C’est un peu frustrant. Ce qu’on fait avec les petits n’est pas vraiment reconnu, alors que nous sommes à la base de tout le parcours scolaire. Plus les enfants vont bien au début, plus on peut les amener loin.

«Les années de primaire sont vraiment des années charnières dans leur scolarité»

Vous vous sentez dépassée?
Je ne me sens pas dépassée dans le travail avec les élèves, mais par l’ensemble de ce qui est demandé autour. Administrativement, par exemple, on frôle clairement la limite. Aujourd’hui, je sais que j’ai atteint mon maximum. Travailler à 50% me permettrait de faire encore mieux, même si j’y consacrerais probablement autant de temps qu’actuellement.

Et vous, vous êtes-vous souvent posé la question si vous étiez au bord du burnout?
Ah oui. J’ai fait des séances de psy, de l’hypnothérapie. J’ai suivi aussi une thérapie Tomtis (réd: une méthode naturelle neurosensorielle). Notre métier est difficile, il ne s’arrête pas à la sonnerie. Beaucoup d’enseignants prennent leur travail pour faire à la maison pour s'avancer. Moi, je ne peux pas; je quitte la classe seulement quand j’ai terminé. Je laisse cela derrière moi, faute de quoi je n’aurais jamais terminé.

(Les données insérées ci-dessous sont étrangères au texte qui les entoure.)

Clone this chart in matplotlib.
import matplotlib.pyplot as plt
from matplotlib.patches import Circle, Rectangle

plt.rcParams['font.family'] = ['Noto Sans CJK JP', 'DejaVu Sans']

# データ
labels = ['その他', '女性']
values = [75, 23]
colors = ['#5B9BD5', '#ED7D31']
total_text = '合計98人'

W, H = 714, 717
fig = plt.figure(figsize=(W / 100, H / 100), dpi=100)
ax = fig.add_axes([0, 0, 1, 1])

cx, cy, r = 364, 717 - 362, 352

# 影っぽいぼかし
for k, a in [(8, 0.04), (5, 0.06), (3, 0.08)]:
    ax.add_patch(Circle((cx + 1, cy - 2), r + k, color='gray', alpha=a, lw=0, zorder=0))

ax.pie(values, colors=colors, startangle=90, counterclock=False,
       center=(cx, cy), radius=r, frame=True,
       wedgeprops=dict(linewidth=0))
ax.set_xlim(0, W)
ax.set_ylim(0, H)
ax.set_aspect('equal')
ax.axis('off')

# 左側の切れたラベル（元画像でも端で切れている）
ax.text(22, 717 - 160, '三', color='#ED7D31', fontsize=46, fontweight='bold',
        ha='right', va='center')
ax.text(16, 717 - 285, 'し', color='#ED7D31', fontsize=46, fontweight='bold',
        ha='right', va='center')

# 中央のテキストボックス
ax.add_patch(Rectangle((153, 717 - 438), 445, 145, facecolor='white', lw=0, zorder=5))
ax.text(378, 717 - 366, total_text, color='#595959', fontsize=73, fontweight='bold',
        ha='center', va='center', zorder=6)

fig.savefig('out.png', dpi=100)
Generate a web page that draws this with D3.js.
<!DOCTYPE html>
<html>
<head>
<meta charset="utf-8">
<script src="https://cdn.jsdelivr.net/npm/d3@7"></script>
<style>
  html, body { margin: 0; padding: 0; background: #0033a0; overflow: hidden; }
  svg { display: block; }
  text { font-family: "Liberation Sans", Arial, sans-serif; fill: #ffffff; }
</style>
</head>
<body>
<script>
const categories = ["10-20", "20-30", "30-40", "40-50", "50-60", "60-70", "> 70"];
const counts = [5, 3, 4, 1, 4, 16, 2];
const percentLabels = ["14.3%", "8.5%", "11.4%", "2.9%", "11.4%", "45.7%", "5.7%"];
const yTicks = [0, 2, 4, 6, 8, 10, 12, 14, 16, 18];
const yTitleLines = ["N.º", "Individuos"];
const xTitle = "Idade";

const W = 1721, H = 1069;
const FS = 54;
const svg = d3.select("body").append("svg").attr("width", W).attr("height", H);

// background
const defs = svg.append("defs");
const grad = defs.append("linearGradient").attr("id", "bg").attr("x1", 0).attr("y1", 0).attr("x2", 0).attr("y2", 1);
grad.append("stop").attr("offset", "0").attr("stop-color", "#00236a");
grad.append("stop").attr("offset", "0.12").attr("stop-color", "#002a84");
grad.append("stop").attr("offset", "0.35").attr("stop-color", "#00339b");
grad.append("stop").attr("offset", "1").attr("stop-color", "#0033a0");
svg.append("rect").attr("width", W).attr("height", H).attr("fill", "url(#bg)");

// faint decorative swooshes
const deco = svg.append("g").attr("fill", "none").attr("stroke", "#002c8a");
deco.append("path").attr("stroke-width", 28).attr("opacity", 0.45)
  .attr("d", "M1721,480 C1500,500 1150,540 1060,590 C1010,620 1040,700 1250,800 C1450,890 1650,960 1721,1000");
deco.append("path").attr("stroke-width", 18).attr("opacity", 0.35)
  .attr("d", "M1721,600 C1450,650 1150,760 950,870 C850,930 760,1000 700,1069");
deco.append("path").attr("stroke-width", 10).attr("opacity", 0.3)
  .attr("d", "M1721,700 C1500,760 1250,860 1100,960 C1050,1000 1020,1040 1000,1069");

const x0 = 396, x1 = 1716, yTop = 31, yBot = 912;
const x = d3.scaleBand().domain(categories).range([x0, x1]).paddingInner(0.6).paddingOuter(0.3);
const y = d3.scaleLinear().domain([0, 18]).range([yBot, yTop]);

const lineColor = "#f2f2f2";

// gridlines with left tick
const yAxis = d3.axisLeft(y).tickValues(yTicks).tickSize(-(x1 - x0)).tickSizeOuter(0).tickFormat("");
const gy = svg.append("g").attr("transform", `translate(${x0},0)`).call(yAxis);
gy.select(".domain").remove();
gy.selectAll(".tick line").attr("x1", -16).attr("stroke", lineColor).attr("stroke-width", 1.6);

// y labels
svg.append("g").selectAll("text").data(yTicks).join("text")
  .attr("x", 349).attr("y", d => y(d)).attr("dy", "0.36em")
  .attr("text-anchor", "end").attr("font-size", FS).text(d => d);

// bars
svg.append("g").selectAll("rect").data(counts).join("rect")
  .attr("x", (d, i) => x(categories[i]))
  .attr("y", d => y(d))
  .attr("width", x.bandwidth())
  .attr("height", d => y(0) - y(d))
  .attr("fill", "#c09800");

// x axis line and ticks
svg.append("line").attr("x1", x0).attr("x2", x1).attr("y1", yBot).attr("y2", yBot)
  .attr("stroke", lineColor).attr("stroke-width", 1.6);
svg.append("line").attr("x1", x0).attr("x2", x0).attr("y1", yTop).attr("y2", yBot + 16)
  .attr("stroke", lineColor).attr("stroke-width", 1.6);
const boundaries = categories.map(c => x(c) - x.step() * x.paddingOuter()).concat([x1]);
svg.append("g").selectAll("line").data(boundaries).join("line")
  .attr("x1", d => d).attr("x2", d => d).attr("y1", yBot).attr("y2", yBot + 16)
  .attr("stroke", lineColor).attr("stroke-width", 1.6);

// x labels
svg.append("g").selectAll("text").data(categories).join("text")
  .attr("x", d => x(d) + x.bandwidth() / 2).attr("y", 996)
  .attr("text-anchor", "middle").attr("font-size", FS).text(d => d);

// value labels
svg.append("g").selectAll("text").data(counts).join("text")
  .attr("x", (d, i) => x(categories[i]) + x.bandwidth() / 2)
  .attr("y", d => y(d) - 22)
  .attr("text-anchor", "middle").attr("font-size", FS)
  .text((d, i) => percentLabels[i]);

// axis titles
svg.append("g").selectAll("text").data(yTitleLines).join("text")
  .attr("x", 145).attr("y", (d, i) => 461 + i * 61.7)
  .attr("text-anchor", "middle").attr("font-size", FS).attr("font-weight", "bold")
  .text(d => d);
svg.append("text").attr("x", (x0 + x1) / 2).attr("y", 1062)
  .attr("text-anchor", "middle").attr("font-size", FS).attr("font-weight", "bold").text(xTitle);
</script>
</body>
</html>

Vous écriviez, par le biais d'un post Facebook, que vous étiez d’accord à consentir à des efforts, seulement si tout le monde en faisait. Qu’entendez-vous?
Les syndicats nous disent qu'il y a de l’argent à disposition, que ces coupes ne sont pas nécessaires. En revanche, si l’argent manque et que tout le monde doit faire un effort, ça ne me pose pas de problème. Les efforts ne me font pas peur s'ils sont justes. Je fais partie de celles et ceux qui devaient faire 35 ans de service. Je devais prendre ma retraite à 57 ans. Maintenant, on est à 39 ans de service.

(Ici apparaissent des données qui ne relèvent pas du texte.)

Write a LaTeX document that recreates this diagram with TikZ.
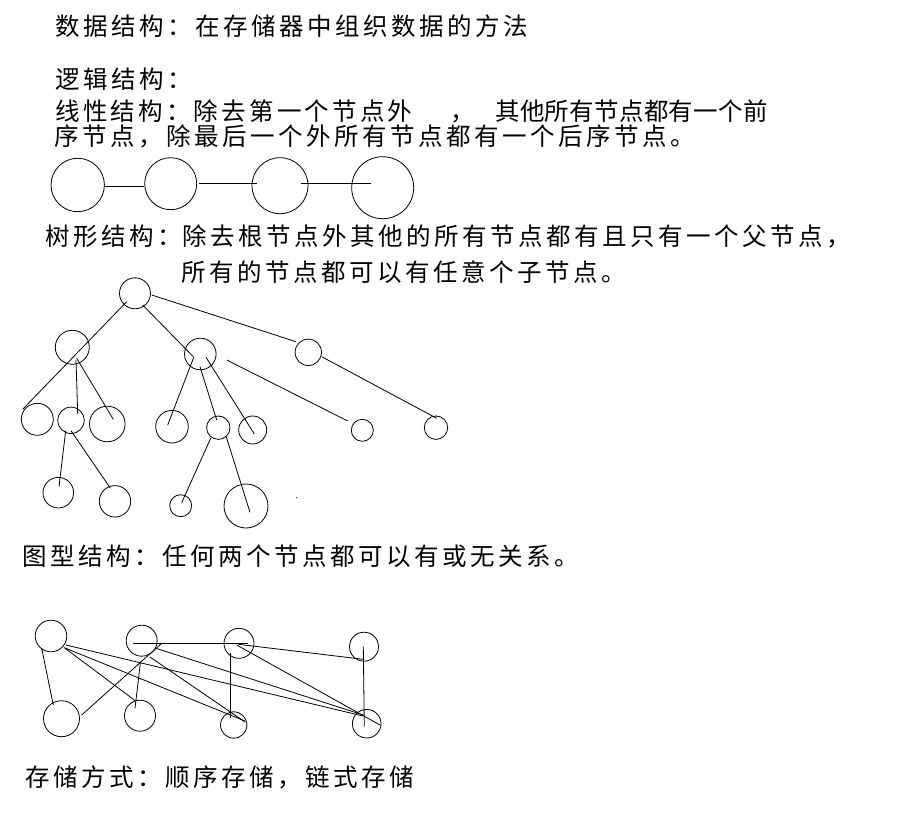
\documentclass[tikz,border=0pt]{standalone}
\usepackage{fontspec}
\setmainfont{Noto Sans CJK SC}[LetterSpace=14.3]
\newfontfamily\fB{Noto Sans CJK SC}[LetterSpace=13.1]
\newfontfamily\fC{Noto Sans CJK SC}[LetterSpace=1.2]
\newcommand\conn[4]{\draw ([shift={#2}]#1.center) -- ([shift={#4}]#3.center);}
\tikzset{
  nd/.style={circle,draw,inner sep=0pt,minimum size=2*#1pt,line width=0.8pt},
  txt/.style={anchor=base west,inner sep=0pt,font=\fontsize{24.5pt}{24.5pt}\selectfont},
}
\begin{document}
\begin{tikzpicture}[x=1pt,y=-1pt,line width=0.8pt]
\fill[white] (0,0) rectangle (921,813);
\useasboundingbox (0,0) rectangle (921,813);

% texts
\node[txt] (t1) at (55,35.3) {数据结构：在存储器中组织数据的方法};
\node[txt] (t2) at (55,88.3) {逻辑结构：};
\node[txt] (t3a) at (55,120.3) {\fB 线性结构：除去第一个节点外};
\node[txt] (t3b) at (450,120.3) {\fB ，};
\node[txt] (t3c) at (495,120.3) {\fC 其他所有节点都有一个前};
\node[txt] (t4) at (54,145.3) {序节点，除最后一个外所有节点都有一个后序节点。};
\node[txt] (t5) at (45,246) {树形结构：};
\node[txt] (t6) at (182,246) {除去根节点外其他的所有节点都有且只有一个父节点，};
\node[txt] (t7) at (181,281.3) {所有的节点都可以有任意个子节点。};
\node[txt] (t8) at (22,565.3) {图型结构：任何两个节点都可以有或无关系。};
\node[txt] (t9) at (25,786.3) {存储方式：顺序存储，链式存储};

% linear structure
\node[nd=26.7] (L1) at (77.7,185) {};
\node[nd=26] (L2) at (170.7,183.7) {};
\node[nd=28] (L3) at (280,185.7) {};
\node[nd=31] (L4) at (382.7,187.7) {};
\conn{L1}{(26.6,1)}{L2}{(-26.4,2.3)}
\conn{L2}{(28.6,0)}{L3}{(-23.3,-2)}
\conn{L3}{(21,-2)}{L4}{(-12,-4)}

% tree
\node[nd=15.5] (R) at (135,293.3) {};
\node[nd=17] (A) at (72.3,347.3) {};
\node[nd=15.8] (B) at (200.3,354) {};
\node[nd=13.2] (C) at (308.3,352.3) {};
\node[nd=16] (A1) at (37.3,419.3) {};
\node[nd=13.2] (A2) at (71,420.3) {};
\node[nd=17.8] (A3) at (107.3,424) {};
\node[nd=16.3] (B1) at (172,426.7) {};
\node[nd=11.7] (B2) at (218.3,427.7) {};
\node[nd=14] (B3) at (252.7,430) {};
\node[nd=11] (C1) at (362.3,430.3) {};
\node[nd=11.7] (C2) at (436,427.7) {};
\node[nd=15.3] (D1) at (58.3,492.7) {};
\node[nd=15.7] (D2) at (115,501.3) {};
\node[nd=11] (E1) at (180.7,505.7) {};
\node[nd=22] (E2) at (246,506) {};
\fill (296.7,497.7) circle (0.6);

\conn{R}{(-8.3,8.4)}{A1}{(-14.6,-10)}
\conn{R}{(7.7,11.7)}{B}{(-7,2.7)}
\conn{R}{(16.7,1.7)}{C}{(-12.3,-10.6)}
\conn{A}{(3.7,12.7)}{A2}{(6.7,-6.3)}
\conn{A}{(4.4,11)}{A3}{(6,-4.7)}
\conn{A2}{(-5.3,10.4)}{D1}{(0.7,-6)}
\conn{A2}{(0,10.4)}{D2}{(-5,-13.6)}
\conn{B}{(-6.3,2.7)}{B1}{(-4.3,-1.7)}
\conn{B}{(-0.3,12.7)}{B2}{(-1.6,-7.7)}
\conn{B}{(5.7,3.3)}{B3}{(1.6,4)}
\conn{B}{(26.4,6)}{C1}{(-14.6,-9.3)}
\conn{C}{(13.4,4.4)}{C2}{(0.7,-9.4)}
\conn{B2}{(-7.6,10.6)}{E1}{(1,-3)}
\conn{B2}{(7.7,8.3)}{E2}{(4,6.3)}

% graph
\node[nd=15.8] (g1) at (51,636) {};
\node[nd=15.5] (g2) at (141.7,640.7) {};
\node[nd=15] (g3) at (239,643.3) {};
\node[nd=14.5] (g4) at (364,646.7) {};
\node[nd=18] (h1) at (61.5,718.7) {};
\node[nd=15.5] (h2) at (140,715.7) {};
\node[nd=13.2] (h3) at (233.7,725) {};
\node[nd=14.3] (h4) at (366.7,723.7) {};

\conn{g1}{(-9.3,12.3)}{h1}{(-8.2,-13.7)}
\conn{h1}{(20.2,-3.7)}{g2}{(20,2.6)}
\conn{g1}{(13,11.5)}{h2}{(-5,-15.2)}
\conn{g1}{(14,12)}{h3}{(11.3,-4)}
\conn{g1}{(15,9)}{h4}{(-3.7,-7.7)}
\conn{g2}{(-8.4,2.8)}{g3}{(9.3,0.2)}
\conn{g2}{(-1.2,21)}{h2}{(-5,-7.4)}
\conn{g2}{(8.3,16.3)}{h3}{(11.3,-3)}
\conn{g2}{(14.3,7.6)}{h4}{(-3.4,-8.7)}
\conn{g3}{(-8.3,10)}{h3}{(-3,-6.7)}
\conn{g3}{(-0.7,1)}{g4}{(-0.7,12.6)}
\conn{g3}{(-2.3,1.7)}{h4}{(13.3,1.3)}
\conn{g4}{(-0.7,0)}{h4}{(-2.4,3)}
\end{tikzpicture}
\end{document}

«J’ai été engagée à certaines conditions et je me demande aussi jusqu’où ils vont nous changer les conditions»

Vous craignez que la Suisse souffre d'une pénurie d’enseignants ou que les jeunes se détournent de cette vocation ces prochaines années?
Je crois que cela arrive déjà. J’ai l’impression que les jeunes se détournent du métier dès qu’ils se rendent compte que c’est plus difficile qu’ils ne le pensaient. J’ai discuté avec d’anciens et d'anciennes élèves devenus professeurs; ils se disent étonnés par la remise en question de leurs décisions. Mais il y a aussi l’administratif qui refroidit.

C'est un facteur qui revient souvent: l’administratif empoisonne le quotidien des enseignants?
Lorsque j’ai commencé, je recevais une enveloppe de 200 francs pour faire les achats que l'on souhaitait pour notre classe. On nous faisait confiance. On ne nous demandait même pas la feuille de retour. Aujourd’hui, il faut le ticket et remplir des tableaux compliqués en ligne; tout devient plus administratif. Je ne me fais pas rembourser 10 francs de dépenses, comme beaucoup d'autres collègues. Ça nous prend trop de temps.

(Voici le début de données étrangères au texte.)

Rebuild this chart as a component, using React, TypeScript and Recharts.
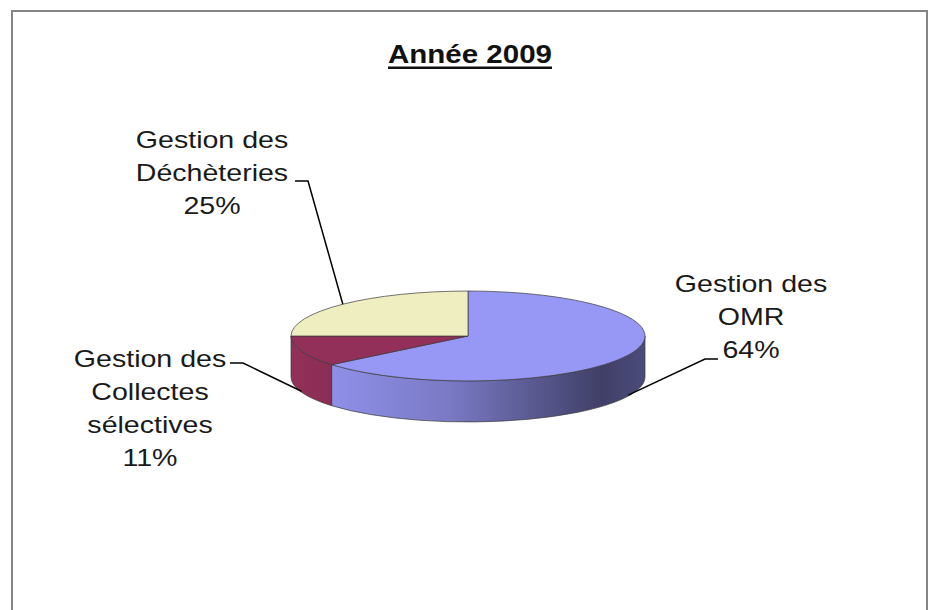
import React from "react";
import { PieChart, Pie, Cell } from "recharts";

// --- data ---
const categories = ["Gestion des OMR", "Gestion des Collectes sélectives", "Gestion des Déchèteries"];
const shares = [64, 11, 25];
const labelLines = [["Gestion des", "OMR"], ["Gestion des", "Collectes", "sélectives"], ["Gestion des", "Déchèteries"]];
const title = "Année 2009";

// --- styling / layout ---
const topColors = ["#9797f5", "#923059", "#eeeec0"];
const TILT = 0.254; // ry / rx of the flattened pie
const DEPTH = 41; // thickness of the 3D wall in px
const RAD = Math.PI / 180;
const FONT = "'Liberation Sans', Arial, sans-serif";
const STRETCH = 1.19; // the original was stretched horizontally
const LINE_H = 33;

// where Excel's labels were dragged to (text centre / first baseline, elbow of the leader line)
const labelLayout = [
  { x: 751, y: 292, elbowX: 705, elbowY: 359, tailX: 718 },
  { x: 150, y: 367, elbowX: 243, elbowY: 363, tailX: 230 },
  { x: 212, y: 148, elbowX: 308, elbowY: 181, tailX: 295 },
];

const data = categories.map((name, i) => ({ name, value: shares[i] }));

function shade(hex: string, f: number) {
  const n = parseInt(hex.slice(1), 16);
  const c = [(n >> 16) & 255, (n >> 8) & 255, n & 255].map((v) => Math.max(0, Math.min(255, Math.round(v * f))));
  return `rgb(${c[0]},${c[1]},${c[2]})`;
}

function Slice3D(props: any) {
  const { cx, cy, outerRadius, startAngle, endAngle, fill, index } = props;
  const rx = outerRadius;
  const ry = rx * TILT;
  const pt = (a: number, dy = 0) => `${cx + rx * Math.cos(a * RAD)},${cy - ry * Math.sin(a * RAD) + dy}`;
  const hi = Math.max(startAngle, endAngle);
  const lo = Math.min(startAngle, endAngle);
  const large = hi - lo > 180 ? 1 : 0;
  const gid = `wall-${index}`;

  // front-facing part(s) of the outer edge get a wall
  const walls: string[] = [];
  for (let k = -1; k <= 1; k++) {
    const a = Math.max(lo, k * 360 - 180);
    const b = Math.min(hi, k * 360);
    if (b > a) {
      walls.push(`M${pt(b)} A${rx},${ry} 0 0 1 ${pt(a)} L${pt(a, DEPTH)} A${rx},${ry} 0 0 0 ${pt(b, DEPTH)} Z`);
    }
  }

  return (
    <g>
      <defs>
        <linearGradient id={gid} gradientUnits="userSpaceOnUse" x1={cx - rx} y1={0} x2={cx + rx} y2={0}>
          <stop offset="0" stopColor={shade(fill, 1.0)} />
          <stop offset="0.45" stopColor={shade(fill, 0.8)} />
          <stop offset="0.88" stopColor={shade(fill, 0.42)} />
          <stop offset="1" stopColor={shade(fill, 0.5)} />
        </linearGradient>
      </defs>
      {walls.map((d, i) => (
        <path key={i} d={d} fill={`url(#${gid})`} stroke="#3a3a3a" strokeWidth={0.7} />
      ))}
      <path
        d={`M${cx},${cy} L${pt(hi)} A${rx},${ry} 0 ${large} 1 ${pt(lo)} Z`}
        fill={fill}
        stroke="#3a3a3a"
        strokeWidth={0.7}
      />
    </g>
  );
}

const renderLabel = (props: any) => {
  const { cx, cy, midAngle, outerRadius, index, percent } = props;
  const cfg = labelLayout[index];
  const rx = outerRadius;
  const ry = rx * TILT;
  const m = midAngle * RAD;
  const ex = cx + rx * Math.cos(m);
  let ey = cy - ry * Math.sin(m);
  if (Math.sin(m) < 0) ey += DEPTH - 1;
  const lines = [...labelLines[index], `${Math.round(percent * 100)}%`];
  return (
    <g key={`lbl-${index}`}>
      <polyline
        points={`${ex},${ey} ${cfg.elbowX},${cfg.elbowY} ${cfg.tailX},${cfg.elbowY}`}
        fill="none"
        stroke="#000"
        strokeWidth={1.5}
      />
      <text
        transform={`translate(${cfg.x},${cfg.y}) scale(${STRETCH},1)`}
        textAnchor="middle"
        fontFamily={FONT}
        fontSize={24}
        fill="#1a1a1a"
      >
        {lines.map((l, i) => (
          <tspan key={i} x={0} dy={i === 0 ? 0 : LINE_H}>
            {l}
          </tspan>
        ))}
      </text>
    </g>
  );
};

export default function App() {
  return (
    <div style={{ position: "absolute", left: 0, top: 0, width: 932, height: 610, background: "#fff", overflow: "hidden" }}>
      <svg width={932} height={610} style={{ position: "absolute", left: 0, top: 0 }}>
        <rect x={12} y={11} width={915} height={640} fill="#fff" stroke="#858585" strokeWidth={2} />
        <text
          transform={`translate(470,63) scale(1.18,1)`}
          textAnchor="middle"
          fontFamily={FONT}
          fontWeight="bold"
          fontSize={25}
          fill="#111"
        >
          {title}
        </text>
        <rect x={388} y={66.5} width={164} height={2.5} fill="#111" />
      </svg>
      <div style={{ position: "absolute", left: 0, top: 0 }}>
        <PieChart width={932} height={610} margin={{ top: 0, right: 0, bottom: 0, left: 0 }}>
          <Pie
            data={data}
            dataKey="value"
            nameKey="name"
            cx={468}
            cy={336}
            outerRadius={177}
            startAngle={90}
            endAngle={-270}
            isAnimationActive={false}
            labelLine={false}
            label={renderLabel}
            shape={Slice3D}
            activeShape={Slice3D}
            inactiveShape={Slice3D}
          >
            {data.map((d, i) => (
              <Cell key={d.name} fill={topColors[i]} />
            ))}
          </Pie>
        </PieChart>
      </div>
    </div>
  );
}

«Ce temps qu’on consacre à la paperasse, c’est du temps qu’on ne consacre pas à un élève»

Et nous avons peur de tout, de savoir si nous avons pris toutes les précautions. Comme tout est protocolé, cela met une pression en plus.

Pour finir, vous ressentez un certain mépris de la classe politique?
J’ai l’impression que nos autorités ne se rendent pas compte. Derrière ces millions à économiser, il y a des êtres humains. Derrière une coupe, il y aura un enfant qui perdra une aide ou un prof qui s'ajoutera une période pour ne pas perdre d’argent. C’est un équilibre qu’il ne faut pas trop chambouler.

«J’ai l’impression que le secteur est déjà à fond»

Aujourd’hui, je me dis: où on va. Je me remémore ce panneau aperçu sur les réseaux sociaux qui disait: mépris des classes. Ou un autre qui disait: Conseil d’Etat en limousine, classes en ruines.